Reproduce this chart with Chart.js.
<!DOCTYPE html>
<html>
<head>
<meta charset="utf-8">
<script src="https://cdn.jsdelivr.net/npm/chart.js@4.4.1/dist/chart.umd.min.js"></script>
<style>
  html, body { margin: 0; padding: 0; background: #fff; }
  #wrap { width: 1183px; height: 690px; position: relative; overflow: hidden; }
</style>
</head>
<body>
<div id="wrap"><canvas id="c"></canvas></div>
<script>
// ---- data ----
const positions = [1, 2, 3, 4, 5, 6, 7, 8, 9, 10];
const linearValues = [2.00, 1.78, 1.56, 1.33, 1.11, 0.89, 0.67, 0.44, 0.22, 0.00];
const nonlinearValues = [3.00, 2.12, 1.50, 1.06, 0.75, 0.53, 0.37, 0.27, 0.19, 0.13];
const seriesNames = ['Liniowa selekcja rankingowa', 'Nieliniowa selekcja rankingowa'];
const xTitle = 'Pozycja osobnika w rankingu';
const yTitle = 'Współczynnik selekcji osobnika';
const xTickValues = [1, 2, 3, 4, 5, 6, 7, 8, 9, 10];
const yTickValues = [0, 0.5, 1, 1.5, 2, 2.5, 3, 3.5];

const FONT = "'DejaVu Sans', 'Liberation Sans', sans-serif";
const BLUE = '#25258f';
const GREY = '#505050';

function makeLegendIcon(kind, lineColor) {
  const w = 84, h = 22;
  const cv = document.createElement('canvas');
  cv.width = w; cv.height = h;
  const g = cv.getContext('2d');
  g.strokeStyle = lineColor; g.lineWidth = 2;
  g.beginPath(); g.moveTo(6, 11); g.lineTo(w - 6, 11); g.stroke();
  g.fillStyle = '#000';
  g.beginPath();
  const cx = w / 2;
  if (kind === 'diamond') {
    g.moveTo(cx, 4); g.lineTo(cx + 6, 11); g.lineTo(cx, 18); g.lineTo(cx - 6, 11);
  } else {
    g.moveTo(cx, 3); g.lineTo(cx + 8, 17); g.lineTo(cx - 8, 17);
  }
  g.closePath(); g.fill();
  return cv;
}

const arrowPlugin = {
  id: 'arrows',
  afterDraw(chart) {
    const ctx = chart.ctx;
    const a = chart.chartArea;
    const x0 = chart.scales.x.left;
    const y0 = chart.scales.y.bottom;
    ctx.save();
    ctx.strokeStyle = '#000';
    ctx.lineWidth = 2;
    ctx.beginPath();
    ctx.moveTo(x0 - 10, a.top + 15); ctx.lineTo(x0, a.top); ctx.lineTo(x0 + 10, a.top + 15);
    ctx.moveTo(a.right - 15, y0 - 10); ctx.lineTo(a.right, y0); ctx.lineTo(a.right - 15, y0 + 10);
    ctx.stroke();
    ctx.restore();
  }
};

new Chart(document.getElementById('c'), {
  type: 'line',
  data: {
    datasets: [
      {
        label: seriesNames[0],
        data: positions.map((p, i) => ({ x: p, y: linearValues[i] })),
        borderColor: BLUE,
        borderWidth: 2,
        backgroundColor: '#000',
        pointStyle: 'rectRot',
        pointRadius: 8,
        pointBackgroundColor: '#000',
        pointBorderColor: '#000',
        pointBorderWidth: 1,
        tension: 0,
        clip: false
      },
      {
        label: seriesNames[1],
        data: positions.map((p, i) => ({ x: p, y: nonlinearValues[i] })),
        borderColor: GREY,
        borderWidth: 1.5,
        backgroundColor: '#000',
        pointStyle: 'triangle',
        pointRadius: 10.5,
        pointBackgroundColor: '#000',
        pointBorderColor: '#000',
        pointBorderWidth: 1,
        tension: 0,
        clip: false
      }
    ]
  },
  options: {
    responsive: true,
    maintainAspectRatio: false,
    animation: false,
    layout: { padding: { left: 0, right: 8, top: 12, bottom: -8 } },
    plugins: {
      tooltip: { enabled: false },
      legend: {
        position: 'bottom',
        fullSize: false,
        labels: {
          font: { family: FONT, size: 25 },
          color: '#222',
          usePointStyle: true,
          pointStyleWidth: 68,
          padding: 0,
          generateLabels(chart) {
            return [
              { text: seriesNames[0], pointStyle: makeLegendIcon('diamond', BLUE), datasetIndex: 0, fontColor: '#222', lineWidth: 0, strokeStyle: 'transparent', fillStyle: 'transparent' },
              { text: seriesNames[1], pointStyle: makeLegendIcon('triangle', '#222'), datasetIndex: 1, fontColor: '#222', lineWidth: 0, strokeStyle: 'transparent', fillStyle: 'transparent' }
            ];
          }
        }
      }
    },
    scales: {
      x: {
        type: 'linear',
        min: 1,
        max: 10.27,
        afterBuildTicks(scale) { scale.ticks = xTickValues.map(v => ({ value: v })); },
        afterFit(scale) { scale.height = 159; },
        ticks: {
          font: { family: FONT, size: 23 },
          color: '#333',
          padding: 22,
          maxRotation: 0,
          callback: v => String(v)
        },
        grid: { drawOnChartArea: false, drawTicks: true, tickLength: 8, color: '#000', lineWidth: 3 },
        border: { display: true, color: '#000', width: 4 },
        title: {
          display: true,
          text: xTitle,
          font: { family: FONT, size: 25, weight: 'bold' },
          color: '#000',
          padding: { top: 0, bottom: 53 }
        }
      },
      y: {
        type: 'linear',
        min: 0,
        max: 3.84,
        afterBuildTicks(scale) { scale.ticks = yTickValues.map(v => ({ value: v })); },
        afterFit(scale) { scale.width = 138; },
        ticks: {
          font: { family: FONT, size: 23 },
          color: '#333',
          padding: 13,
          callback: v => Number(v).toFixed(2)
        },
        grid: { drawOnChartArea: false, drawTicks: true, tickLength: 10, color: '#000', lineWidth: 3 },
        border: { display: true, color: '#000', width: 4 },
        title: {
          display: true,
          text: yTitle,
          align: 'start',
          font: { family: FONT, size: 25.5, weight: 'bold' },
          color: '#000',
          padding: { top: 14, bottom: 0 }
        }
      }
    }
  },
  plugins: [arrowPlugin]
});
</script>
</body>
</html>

• [The task]: The required output is the exact run of lines from the beginning of the listing above to the line that contains "const GREY = '#505050';", inclusive of both.

• [The completed task]:
Reproduce this chart with Chart.js.
<!DOCTYPE html>
<html>
<head>
<meta charset="utf-8">
<script src="https://cdn.jsdelivr.net/npm/chart.js@4.4.1/dist/chart.umd.min.js"></script>
<style>
  html, body { margin: 0; padding: 0; background: #fff; }
  #wrap { width: 1183px; height: 690px; position: relative; overflow: hidden; }
</style>
</head>
<body>
<div id="wrap"><canvas id="c"></canvas></div>
<script>
// ---- data ----
const positions = [1, 2, 3, 4, 5, 6, 7, 8, 9, 10];
const linearValues = [2.00, 1.78, 1.56, 1.33, 1.11, 0.89, 0.67, 0.44, 0.22, 0.00];
const nonlinearValues = [3.00, 2.12, 1.50, 1.06, 0.75, 0.53, 0.37, 0.27, 0.19, 0.13];
const seriesNames = ['Liniowa selekcja rankingowa', 'Nieliniowa selekcja rankingowa'];
const xTitle = 'Pozycja osobnika w rankingu';
const yTitle = 'Współczynnik selekcji osobnika';
const xTickValues = [1, 2, 3, 4, 5, 6, 7, 8, 9, 10];
const yTickValues = [0, 0.5, 1, 1.5, 2, 2.5, 3, 3.5];

const FONT = "'DejaVu Sans', 'Liberation Sans', sans-serif";
const BLUE = '#25258f';
const GREY = '#505050';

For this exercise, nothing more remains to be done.